I get out of bed to find the freezer door’s been left open, the gelato is melted, and I can’t find my Mandala pu erhs anywhere. Begin panicking because despite how MUCH tea I have, I’m pretty durn organized about it, so losing track of a favorite is hard to believe. Begin combing through everything, still not finding it, getting more agitated by the drawer, all that jazz. Finally find it—hidden behind some tins of Verdant blacks in the hallway curio, tucked into a green box I was seeing past because I don’t store anything else but pu erhs in boxes. Phew.

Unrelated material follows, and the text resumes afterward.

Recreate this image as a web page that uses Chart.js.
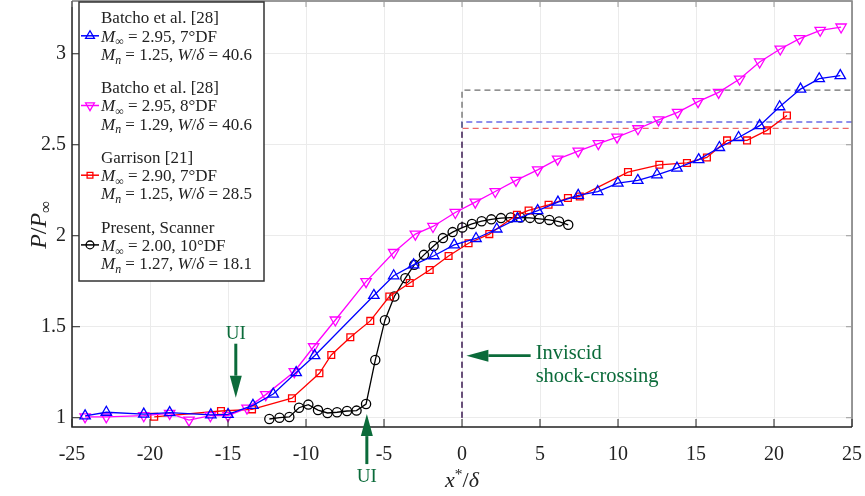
<!DOCTYPE html>
<html>
<head>
<meta charset="utf-8">
<script src="https://cdn.jsdelivr.net/npm/chart.js@4.4.1/dist/chart.umd.min.js"></script>
<style>
  html, body { margin: 0; padding: 0; background: #fff; }
  #wrap { width: 865px; height: 496px; }
</style>
</head>
<body>
<div id="wrap"><canvas id="chart" width="865" height="496"></canvas></div>
<script>
// Batcho et al. [28], M=2.95, 7 deg DF
const batcho7X = [-24.16, -22.8, -20.4, -18.74, -16.1, -15.0, -13.4, -12.1, -10.63, -9.45, -5.65, -4.38, -3.1, -1.8, -0.5, 0.9, 2.23, 3.55, 4.85, 6.15, 7.45, 8.7, 9.99, 11.27, 12.5, 13.78, 15.17, 16.5, 17.73, 19.08, 20.36, 21.7, 22.9, 24.25];
const batcho7Y = [1.01, 1.03, 1.02, 1.028, 1.016, 1.018, 1.068, 1.13, 1.248, 1.341, 1.672, 1.78, 1.84, 1.89, 1.95, 1.985, 2.037, 2.094, 2.138, 2.185, 2.222, 2.243, 2.289, 2.304, 2.335, 2.372, 2.418, 2.485, 2.54, 2.605, 2.709, 2.806, 2.863, 2.88];

// Batcho et al. [28], M=2.95, 8 deg DF
const batcho8X = [-24.16, -22.8, -20.4, -18.74, -17.5, -16.13, -15.0, -13.78, -12.58, -10.75, -9.51, -8.12, -6.15, -4.38, -2.99, -1.86, -0.43, 0.85, 2.13, 3.46, 4.85, 6.13, 7.45, 8.74, 9.94, 11.28, 12.6, 13.82, 15.13, 16.45, 17.8, 19.08, 20.4, 21.64, 22.96, 24.3];
const batcho8Y = [1.005, 1.005, 1.011, 1.024, 0.987, 1.011, 1.011, 1.053, 1.127, 1.253, 1.39, 1.537, 1.748, 1.908, 2.009, 2.051, 2.128, 2.185, 2.243, 2.304, 2.362, 2.421, 2.465, 2.506, 2.542, 2.588, 2.637, 2.678, 2.737, 2.788, 2.861, 2.955, 3.026, 3.083, 3.129, 3.147];

// Garrison [21], M=2.90, 7 deg DF
const garrisonX = [-19.73, -15.45, -13.46, -10.9, -9.14, -8.38, -7.16, -5.88, -4.66, -3.35, -2.07, -0.86, 0.42, 1.75, 3.52, 4.27, 5.55, 6.79, 7.55, 10.64, 12.65, 14.42, 15.7, 16.99, 18.27, 19.55, 20.83];
const garrisonY = [1.005, 1.037, 1.046, 1.107, 1.244, 1.345, 1.442, 1.532, 1.666, 1.74, 1.812, 1.889, 1.959, 2.009, 2.115, 2.139, 2.17, 2.207, 2.216, 2.35, 2.39, 2.4, 2.43, 2.524, 2.524, 2.579, 2.661];

// Present, Scanner, M=2.00, 10 deg DF
const scannerX = [-12.35, -11.7, -11.07, -10.45, -9.85, -9.23, -8.62, -8.01, -7.37, -6.76, -6.15, -5.56, -4.94, -4.34, -3.63, -3.06, -2.44, -1.82, -1.22, -0.6, 0.02, 0.64, 1.26, 1.88, 2.5, 3.12, 3.74, 4.36, 4.97, 5.6, 6.22, 6.81];
const scannerY = [0.993, 1.0, 1.004, 1.055, 1.072, 1.042, 1.026, 1.03, 1.037, 1.039, 1.075, 1.317, 1.536, 1.666, 1.767, 1.84, 1.895, 1.944, 1.987, 2.02, 2.045, 2.065, 2.08, 2.09, 2.097, 2.1, 2.1, 2.098, 2.093, 2.087, 2.078, 2.06];

// inviscid shock-crossing location and downstream pressure levels
const shockX = 0;
const shockEndX = 25;
const shockBaseY = 1;
const levelGray = 2.8;
const levelBlue = 2.625;
const levelRed = 2.59;

// tick labels
const xTicks = [-25, -20, -15, -10, -5, 0, 5, 10, 15, 20, 25];
const yTicks = [1, 1.5, 2, 2.5, 3];

// legend text
const sourceNames = ['Batcho et al. [28]', 'Batcho et al. [28]', 'Garrison [21]', 'Present, Scanner'];
const machInf = ['2.95', '2.95', '2.90', '2.00'];
const rampAngle = ['7', '8', '7', '10'];
const machN = ['1.25', '1.29', '1.25', '1.27'];
const widthRatio = ['40.6', '40.6', '28.5', '18.1'];

// annotation anchors (x in x*/delta)
const uiUpstreamX = -14.5;
const uiScannerX = -6.1;

const FONT = '"Liberation Serif", "DejaVu Serif", serif';
const GREEN = '#0b6b3a';

function pts(xs, ys) {
  return xs.map((x, i) => ({ x: x, y: ys[i] }));
}

function refLine(level) {
  return [{ x: shockX, y: shockBaseY }, { x: shockX, y: level }, { x: shockEndX, y: level }];
}

// Draw mixed roman / italic / sub- and superscript text
function fontFor(style, size) {
  const small = style === 'sub' || style === 'isub' || style === 'sup';
  const italic = style === 'i' || style === 'isub';
  return (italic ? 'italic ' : '') + (small ? size * 0.7 : size) + 'px ' + FONT;
}
function richWidth(ctx, parts, size) {
  let w = 0;
  parts.forEach(([t, s]) => { ctx.font = fontFor(s, size); w += ctx.measureText(t).width; });
  return w;
}
function drawRich(ctx, parts, x, y, size, align) {
  let cx = x;
  if (align === 'center') cx = x - richWidth(ctx, parts, size) / 2;
  ctx.textAlign = 'left';
  ctx.textBaseline = 'alphabetic';
  parts.forEach(([t, s]) => {
    ctx.font = fontFor(s, size);
    let dy = 0;
    if (s === 'sub' || s === 'isub') dy = size * 0.22;
    if (s === 'sup') dy = -size * 0.38;
    ctx.fillText(t, cx, y + dy);
    cx += ctx.measureText(t).width;
  });
}

function arrow(ctx, x1, y1, x2, y2, width, headLen, headHalf) {
  const ang = Math.atan2(y2 - y1, x2 - x1);
  const bx = x2 - Math.cos(ang) * headLen;
  const by = y2 - Math.sin(ang) * headLen;
  ctx.beginPath();
  ctx.lineWidth = width;
  ctx.moveTo(x1, y1);
  ctx.lineTo(bx, by);
  ctx.stroke();
  ctx.beginPath();
  ctx.moveTo(x2, y2);
  ctx.lineTo(bx + Math.sin(ang) * headHalf, by - Math.cos(ang) * headHalf);
  ctx.lineTo(bx - Math.sin(ang) * headHalf, by + Math.cos(ang) * headHalf);
  ctx.closePath();
  ctx.fill();
}

// Frame, inward ticks, axis titles, annotations and the legend box
const decorPlugin = {
  id: 'decor',
  afterDraw(chart) {
    const ctx = chart.ctx;
    const a = chart.chartArea;
    const xs = chart.scales.x;
    const ys = chart.scales.y;
    ctx.save();

    // frame
    ctx.lineWidth = 1.5;
    ctx.strokeStyle = '#777';
    ctx.beginPath();
    ctx.moveTo(a.left, a.top); ctx.lineTo(a.right, a.top); ctx.lineTo(a.right, a.bottom);
    ctx.stroke();
    ctx.strokeStyle = '#222';
    ctx.beginPath();
    ctx.moveTo(a.left, a.top); ctx.lineTo(a.left, a.bottom); ctx.lineTo(a.right, a.bottom);
    ctx.stroke();

    // inward ticks
    ctx.lineWidth = 1;
    xTicks.forEach(v => {
      const px = xs.getPixelForValue(v);
      ctx.strokeStyle = '#222';
      ctx.beginPath(); ctx.moveTo(px, a.bottom); ctx.lineTo(px, a.bottom - 8); ctx.stroke();
      ctx.strokeStyle = '#999';
      ctx.beginPath(); ctx.moveTo(px, a.top); ctx.lineTo(px, a.top + 6); ctx.stroke();
    });
    yTicks.forEach(v => {
      const py = ys.getPixelForValue(v);
      ctx.strokeStyle = '#222';
      ctx.beginPath(); ctx.moveTo(a.left, py); ctx.lineTo(a.left + 8, py); ctx.stroke();
      ctx.strokeStyle = '#999';
      ctx.beginPath(); ctx.moveTo(a.right, py); ctx.lineTo(a.right - 6, py); ctx.stroke();
    });

    // axis titles
    ctx.fillStyle = '#222';
    drawRich(ctx, [['x', 'i'], ['*', 'sup'], ['/', 'r'], ['δ', 'i']], xs.getPixelForValue(0), 487, 22, 'center');
    ctx.save();
    ctx.translate(46, ys.getPixelForValue(2.06));
    ctx.rotate(-Math.PI / 2);
    drawRich(ctx, [['P', 'i'], ['/', 'r'], ['P', 'i'], ['∞', 'sub']], 0, 0, 24, 'center');
    ctx.restore();

    // annotations
    ctx.fillStyle = GREEN;
    ctx.strokeStyle = GREEN;
    const ux = xs.getPixelForValue(uiUpstreamX);
    const uTip = ys.getPixelForValue(1.11);
    arrow(ctx, ux, uTip - 54, ux, uTip, 3, 22, 6);
    ctx.font = '19px ' + FONT;
    ctx.textAlign = 'center';
    ctx.textBaseline = 'middle';
    ctx.fillText('UI', ux, uTip - 64);

    const sx = xs.getPixelForValue(uiScannerX);
    const sTip = ys.getPixelForValue(1.02);
    arrow(ctx, sx, sTip + 50, sx, sTip, 3, 22, 6);
    ctx.fillText('UI', sx, sTip + 63);

    const iy = ys.getPixelForValue(1.341);
    arrow(ctx, xs.getPixelForValue(4.4), iy, xs.getPixelForValue(0.28), iy, 2.6, 22, 6);
    ctx.font = '20.5px ' + FONT;
    ctx.textAlign = 'left';
    ctx.fillText('Inviscid', xs.getPixelForValue(4.72), iy - 2);
    ctx.fillText('shock-crossing', xs.getPixelForValue(4.72), iy + 21);

    // legend
    const lx = a.left + 7, ly = a.top + 1, lw = 185, lh = 279;
    ctx.fillStyle = '#fff';
    ctx.fillRect(lx, ly, lw, lh);
    ctx.strokeStyle = '#333';
    ctx.lineWidth = 1.5;
    ctx.strokeRect(lx, ly, lw, lh);
    const sets = chart.data.datasets;
    for (let i = 0; i < 4; i++) {
      const ds = sets[i];
      const top = ly + 15.5 + i * 69.7;
      const mid = top + 18.3;
      ctx.strokeStyle = ds.borderColor;
      ctx.lineWidth = 1.5;
      ctx.beginPath(); ctx.moveTo(lx + 2, mid); ctx.lineTo(lx + 20, mid); ctx.stroke();
      ctx.lineWidth = 1.3;
      ctx.fillStyle = 'rgba(0,0,0,0)';
      Chart.helpers.drawPoint(ctx, {
        pointStyle: ds.pointStyle, rotation: ds.rotation || 0,
        radius: ds.pointRadius * 0.85, borderWidth: 1.3
      }, lx + 11, mid);
      ctx.fillStyle = '#222';
      const tx = lx + 22;
      const size = 17;
      drawRich(ctx, [[sourceNames[i], 'r']], tx, top + 5.9, size);
      drawRich(ctx, [['M', 'i'], ['∞', 'sub'], [' = ' + machInf[i] + ', ' + rampAngle[i] + '°DF', 'r']], tx, mid + 5.9, size);
      drawRich(ctx, [['M', 'i'], ['n', 'isub'], [' = ' + machN[i] + ', ', 'r'], ['W', 'i'], ['/', 'r'], ['δ', 'i'], [' = ' + widthRatio[i], 'r']], tx, mid + 18.3 + 5.9, size);
    }
    ctx.restore();
  }
};

const refStyle = {
  showLine: true, pointRadius: 0, borderWidth: 1.3, borderDash: [6, 4], fill: false
};

new Chart(document.getElementById('chart'), {
  type: 'scatter',
  data: {
    datasets: [
      {
        label: 'Batcho 7', data: pts(batcho7X, batcho7Y), showLine: true,
        borderColor: '#0000ff', backgroundColor: 'rgba(0,0,0,0)', borderWidth: 1.3,
        pointStyle: 'triangle', pointRadius: 6, pointBorderWidth: 1.3
      },
      {
        label: 'Batcho 8', data: pts(batcho8X, batcho8Y), showLine: true,
        borderColor: '#ff00ff', backgroundColor: 'rgba(0,0,0,0)', borderWidth: 1.3,
        pointStyle: 'triangle', rotation: 180, pointRadius: 6, pointBorderWidth: 1.3
      },
      {
        label: 'Garrison', data: pts(garrisonX, garrisonY), showLine: true,
        borderColor: '#ff0000', backgroundColor: 'rgba(0,0,0,0)', borderWidth: 1.3,
        pointStyle: 'rect', pointRadius: 4.8, pointBorderWidth: 1.3
      },
      {
        label: 'Scanner', data: pts(scannerX, scannerY), showLine: true,
        borderColor: '#000000', backgroundColor: 'rgba(0,0,0,0)', borderWidth: 1.3,
        pointStyle: 'circle', pointRadius: 4.6, pointBorderWidth: 1.3
      },
      Object.assign({ label: 'ref gray', data: refLine(levelGray), borderColor: 'rgba(60,60,60,0.75)' }, refStyle),
      Object.assign({ label: 'ref blue', data: refLine(levelBlue), borderColor: 'rgba(40,40,220,0.7)' }, refStyle),
      Object.assign({ label: 'ref red', data: refLine(levelRed), borderColor: 'rgba(230,40,40,0.7)' }, refStyle)
    ]
  },
  options: {
    responsive: false,
    animation: false,
    layout: { autoPadding: false, padding: { top: 1, right: 13, left: 0, bottom: 0 } },
    plugins: { legend: { display: false }, tooltip: { enabled: false } },
    scales: {
      x: {
        type: 'linear', min: -25, max: 25,
        afterBuildTicks: s => { s.ticks = xTicks.map(v => ({ value: v })); },
        afterFit: s => { s.height = 69; s.paddingLeft = 0; s.paddingRight = 0; },
        grid: { color: '#ebebeb', lineWidth: 1, drawTicks: false },
        border: { display: false },
        ticks: {
          font: { family: FONT, size: 20 }, color: '#222', padding: 16,
          maxRotation: 0, autoSkip: false, callback: v => String(v)
        }
      },
      y: {
        type: 'linear', min: 0.949, max: 3.29,
        afterBuildTicks: s => { s.ticks = yTicks.map(v => ({ value: v })); },
        afterFit: s => { s.width = 72; s.paddingTop = 0; s.paddingBottom = 0; },
        grid: { color: '#ebebeb', lineWidth: 1, drawTicks: false },
        border: { display: false },
        ticks: {
          font: { family: FONT, size: 20 }, color: '#222', padding: 6,
          autoSkip: false, callback: v => String(v)
        }
      }
    }
  },
  plugins: [decorPlugin]
});
</script>
</body>
</html>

Enjoying it with milk and a little bourbon smoked sugar (sacrilegious maybe I know, but it’s such a gloomy day, cut me a break!), dreamy eyed, calming down and beginning to get that pu erh buzz. R sniffs the air and asks about it, I laugh and offer him the second steep unsure of what he’ll make of it (he’s never had pu erh), he shyly says “well, if you really don’t mind sharing…” and the next thing I know his nose is buried in his mug, comically glued like a dog in his food bowl, and he’s all “MMMM!” inhaling and happy. Husband likes pu erh! Who’dathunkit. Today’s nice revelation. (Oh, and this is an especially sweet one because he can’t eat most chocolate but he loves the stuff—so this is a heavenly cheat for him!)
This is a good example of why the world of tea is such an awesome one. This is nothing like what you think of when you imagine a white—it lives in this magical, Venn Diagram overlap sweet spot where it has elements of black tea, white tea, oolong tea, just…remarkable. A white tea with the spunky, almost smoldering but clean character of an Indian black (think second flush Darjeeling, with nuttiness)! But the body and tang of a good white (and the hay too)! And the softness and enchanting aroma of an oolong! From Kenya(I love Harney’s Kangaita OP and have been so impressed with Justea’s Kenyan Black, but generally a tea noob would associate Kenya with CTC blacks still, I reckon)! Tea never ceases to surprise me.
As Sil notes, this would make an excellent addition to one’s afternoon tea rotation, a nice option when you’re in the mood for a sparkly light Darjeeling but also a little restless, in want of something different, special.